DO: Some of the dancers wore many different outfits and others just wore 1–2. It depended a lot on how the clothing was working, how many pieces we had at the studio that day, and how long we had the dancer for! Sometimes one outfit just worked perfectly and that’s all we needed.

© The Style of Movement: Fashion and Dance by Ken Browar and Deborah Ory, Rizzoli New York, 2019. Photographs © Ken Browar and Deborah Ory.
© The Style of Movement: Fashion and Dance by Ken Browar and Deborah Ory, Rizzoli New York, 2019. Photographs © Ken Browar and Deborah Ory.

DT: There is a line by fashion designer Belinda Pieris that says: “When a child puts on a dress often the first thing she does is spin to feel how it moves with each other.” We thought that a very poignant take on how fashion and design go hand-in-hand. How do you think they go together and what about the art of photography plays into this idea?

DO: I loved this quote also, I think she is exactly right that it’s very instinctual to move in certain types of garments. Photography is just the tool we use to capture that feeling and idea.

DT: There are some dancers whose shoots blew us away… all of them did, but some of them are pure magic. We had that feeling when we saw the photographs of Michael Trusnovec in the classic black tuxedo with vintage tails. Can you tell our readers a bit about this particular shoot?

DO: We had photographed Michael Trusnovec before and he had talked to us previously about being inspired by Fred Astaire. Michael is a very elegant dancer and we loved the idea of putting him in tails. We knew we wanted that classic, iconic look somewhere in our book and he was the perfect dancer for this. We gave him a vintage cane to add to the drama of the image, and we were astonished when he balanced in mid-air leaning against it. I’m not exactly sure how he did that!

DT: The work of Iris Van Herpen appears to be made for a dancer! How did you end up working with her for the book?

DO: I had my eye on Iris Van Herpen’s work from the moment we conceived of the book idea. Her work is so sculptural and dramatic and she had designed for the New York City Ballet before we worked with her. She had been a dancer growing up, so she was happy to participate.

Meaghan Grace Hinkis; Soloist, The Royal Ballet; Flower Dress by Madeleine Hinkis, floral design by Olga Sahraoui. Photographs © Ken Browar and Deborah Ory.
Meaghan Grace Hinkis; Soloist, The Royal Ballet; Flower Dress by Madeleine Hinkis, floral design by Olga Sahraoui. Photographs © Ken Browar and Deborah Ory.

DT: Are there any designers you have not yet worked with that you would love to try to work with?

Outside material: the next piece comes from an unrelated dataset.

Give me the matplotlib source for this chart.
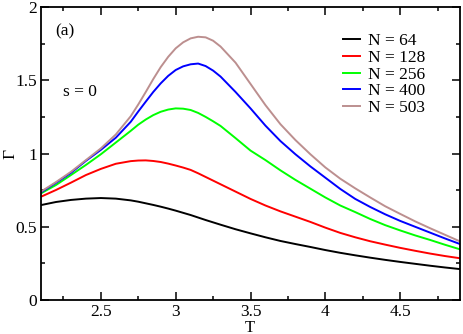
import numpy as np
import matplotlib.pyplot as plt
from matplotlib.ticker import MultipleLocator

plt.rcParams['font.family'] = 'serif'
plt.rcParams['font.serif'] = ['Liberation Serif', 'Times New Roman', 'DejaVu Serif']

# --- Data ---
T = [2.1, 2.2, 2.3, 2.4, 2.5, 2.6, 2.7, 2.75, 2.8, 2.85, 2.9, 2.95, 3.0, 3.05,
     3.1, 3.15, 3.2, 3.25, 3.3, 3.4, 3.5, 3.6, 3.7, 3.8, 3.9, 4.0, 4.1, 4.2,
     4.3, 4.4, 4.5, 4.6, 4.7, 4.8, 4.9]

gamma_64 = [0.648, 0.669, 0.683, 0.692, 0.696, 0.692, 0.680, 0.671, 0.660, 0.649,
            0.637, 0.624, 0.610, 0.595, 0.580, 0.563, 0.546, 0.530, 0.514, 0.483,
            0.455, 0.428, 0.403, 0.382, 0.362, 0.341, 0.322, 0.305, 0.289, 0.274,
            0.260, 0.247, 0.234, 0.222, 0.211]
gamma_128 = [0.705, 0.751, 0.801, 0.853, 0.895, 0.930, 0.948, 0.952, 0.953, 0.949,
             0.942, 0.931, 0.918, 0.904, 0.888, 0.865, 0.840, 0.815, 0.790, 0.740,
             0.690, 0.645, 0.605, 0.569, 0.533, 0.494, 0.458, 0.428, 0.401, 0.378,
             0.356, 0.336, 0.317, 0.300, 0.285]
gamma_256 = [0.728, 0.785, 0.853, 0.922, 0.995, 1.075, 1.155, 1.197, 1.232, 1.262,
             1.285, 1.300, 1.308, 1.306, 1.297, 1.277, 1.250, 1.220, 1.188, 1.105,
             1.020, 0.955, 0.885, 0.820, 0.760, 0.700, 0.645, 0.600, 0.553, 0.511,
             0.475, 0.441, 0.410, 0.377, 0.346]
gamma_400 = [0.735, 0.800, 0.868, 0.950, 1.025, 1.108, 1.217, 1.287, 1.354, 1.420,
             1.479, 1.530, 1.570, 1.595, 1.609, 1.614, 1.597, 1.566, 1.525, 1.420,
             1.308, 1.190, 1.085, 0.995, 0.912, 0.835, 0.758, 0.690, 0.635, 0.585,
             0.540, 0.500, 0.460, 0.420, 0.382]
gamma_503 = [0.740, 0.805, 0.875, 0.955, 1.035, 1.130, 1.255, 1.335, 1.420, 1.508,
             1.590, 1.660, 1.718, 1.759, 1.786, 1.797, 1.793, 1.770, 1.730, 1.620,
             1.475, 1.330, 1.200, 1.092, 0.995, 0.905, 0.828, 0.762, 0.700, 0.640,
             0.588, 0.537, 0.490, 0.445, 0.400]

series = [("N = 64", gamma_64, "black"),
          ("N = 128", gamma_128, "#ff0000"),
          ("N = 256", gamma_256, "#00ff00"),
          ("N = 400", gamma_400, "#0000ff"),
          ("N = 503", gamma_503, "#bc8f8f")]

fig = plt.figure(figsize=(4.63, 3.34), dpi=100)
ax = fig.add_axes([0.0886, 0.1018, 0.9049, 0.8772])

for label, g, c in series:
    ax.plot(T, g, color=c, lw=1.4, label=label)

ax.set_xlim(2.1, 4.9)
ax.set_ylim(0, 2)
ax.xaxis.set_major_locator(MultipleLocator(0.5))
ax.xaxis.set_minor_locator(MultipleLocator(0.25))
ax.yaxis.set_major_locator(MultipleLocator(0.5))
ax.yaxis.set_minor_locator(MultipleLocator(0.25))
ax.yaxis.set_major_formatter(plt.FuncFormatter(lambda v, p: f"{v:g}"))
ax.xaxis.set_major_formatter(plt.FuncFormatter(lambda v, p: f"{v:g}"))
ax.tick_params(which='both', direction='in', top=True, right=True, width=1.1,
               labelsize=12.5, pad=3)
ax.tick_params(which='major', length=6)
ax.tick_params(which='minor', length=3)
for sp in ax.spines.values():
    sp.set_linewidth(1.3)

ax.set_xlabel("T", fontsize=12, va='top')
ax.xaxis.set_label_coords(0.499, -0.069)
ax.set_ylabel("Γ", fontsize=12.5, va='center')
ax.yaxis.set_label_coords(-0.074, 0.498)

ax.text(0.033, 0.916, "(a)", transform=ax.transAxes, fontsize=12.5, va='center')
ax.text(0.0525, 0.711, "s = 0", transform=ax.transAxes, fontsize=12.5, va='center')

ax.legend(loc='upper left', bbox_to_anchor=(0.72, 0.912), frameon=False, fontsize=12.5,
          handlelength=1.0, handletextpad=0.46, labelspacing=0.04,
          borderpad=0, borderaxespad=0)

plt.savefig("out.png", dpi=100)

DO: I’m very fascinated with Alexander McQueen and would have liked to include some of his vintage pieces in the book. There were a few pieces in particular that I spent a lot of time trying to track down. However, most of these were one-of-a-kind pieces made for the runway and most are in museum collections, so it was not possible for us to get them. I think they would have made for some amazing photos on dancers!

We did an homage to him. He once created a dress of flowers, where during the runway show, the flowers were dying and falling off the model. We made our own version, with the help of a costume designer, a florist, and a flower company which gave us hundreds of flowers to work with. It was an incredible experience, although I was not sure we could actually pull it off until it finally was put together. Even with weeks of planning, it took all of us several hours to make this dress. It was made on the dancer.

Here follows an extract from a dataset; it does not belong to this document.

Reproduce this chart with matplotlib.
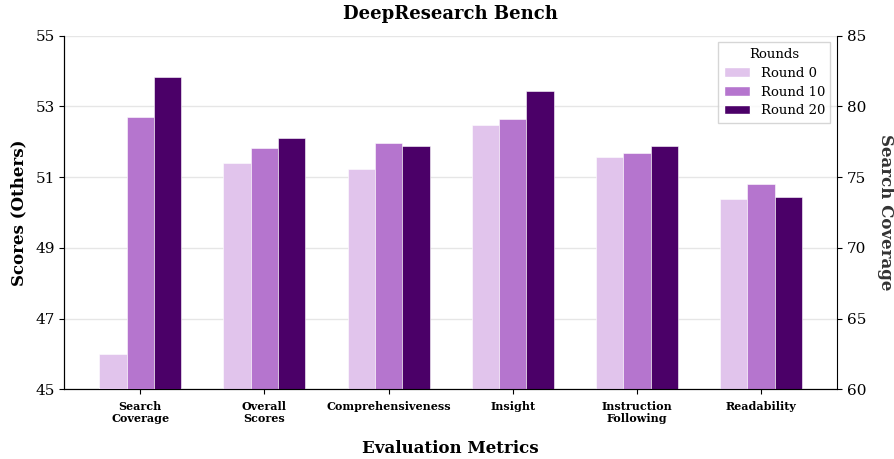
import matplotlib
matplotlib.use("Agg")
import matplotlib.pyplot as plt
import numpy as np
from matplotlib.patches import Patch

plt.rcParams['font.family'] = ['DejaVu Serif']

categories = ["Search\nCoverage", "Overall\nScores", "Comprehensiveness", "Insight",
              "Instruction\nFollowing", "Readability"]
rounds = ["Round 0", "Round 10", "Round 20"]
colors = ["#E1C4EC", "#B575CE", "#4B0068"]

# Search Coverage (right axis)
search_cov = [62.5, 79.25, 82.1]
# Other metrics (left axis), per round
round0 = [51.40, 51.23, 52.49, 51.57, 50.38]
round10 = [51.83, 51.96, 52.65, 51.69, 50.80]
round20 = [52.11, 51.88, 53.44, 51.87, 50.44]
others = [round0, round10, round20]

width = 0.22
x = np.arange(len(categories))

fig, ax = plt.subplots(figsize=(8.95, 4.59), dpi=100)
ax2 = ax.twinx()

for i in range(3):
    off = (i - 1) * width
    ax.bar(x[1:] + off, others[i], width, color=colors[i], edgecolor='white', linewidth=0.4,
           zorder=3)
    ax2.bar(x[0] + off, search_cov[i], width, color=colors[i], edgecolor='white', linewidth=0.4,
            zorder=3)

ax.set_ylim(45, 55)
ax.set_yticks([45, 47, 49, 51, 53, 55])
ax2.set_ylim(60, 85)
ax2.set_yticks([60, 65, 70, 75, 80, 85])
ax.set_xlim(-0.61, 5.61)
ax.set_xticks(x)
ax.set_xticklabels(categories, fontsize=8, fontweight='bold', linespacing=1.15)
ax.tick_params(axis='x', pad=5)
ax.tick_params(axis='y', labelsize=11, direction='out')
ax2.tick_params(axis='y', labelsize=11)
ax.grid(axis='y', color='#e6e6e6', linewidth=1, zorder=0)
ax.set_axisbelow(True)

for a in (ax, ax2):
    a.spines['top'].set_visible(False)
ax.spines['right'].set_visible(False)

ax.set_ylabel("Scores (Others)", fontsize=12, fontweight='bold', labelpad=6)
ax2.set_ylabel("Search Coverage", fontsize=12, fontweight='bold', rotation=270,
               labelpad=20, color='#333333')
ax.set_xlabel("Evaluation Metrics", fontsize=12, fontweight='bold', labelpad=11)
ax.set_title("DeepResearch Bench", fontsize=13, fontweight='bold', pad=12)

handles = [Patch(facecolor=c, edgecolor='white', label=r) for c, r in zip(colors, rounds)]
leg = ax2.legend(handles=handles, title="Rounds", loc='upper right', fontsize=9.5,
                 title_fontsize=9.5, frameon=True, fancybox=False, labelspacing=0.45,
                 borderaxespad=0.5)
leg.get_frame().set_edgecolor('#cccccc')

fig.subplots_adjust(left=0.072, right=0.935, top=0.922, bottom=0.152)
fig.savefig("out.png", dpi=100)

Laurel Dalley Smith, Leslie Williams, So Young An, Anne O'Donnell, Anne Souder, and Charlotte Landreau, Martha Graham Dance Company; Costumes by Martha Graham for Night Journey. Photograph by Ken Browar and Deborah Ory
Laurel Dalley Smith, Leslie Williams, So Young An, Anne O’Donnell, Anne Souder, and Charlotte Landreau, Martha Graham Dance Company; Costumes by Martha Graham for Night Journey. Photographs © Ken Browar and Deborah Ory.

DT: Can we expect another book? While we wait with bated breath, where can our readers purchase this particular book?

DO: The book is available in bookstores everywhere and also online at Barnes & Noble, Amazon, and other booksellers. We do have some ideas for another book. We’re trying to refine our ideas and figure out what’s possible. And we are taking a much needed rest before we begin any further projects!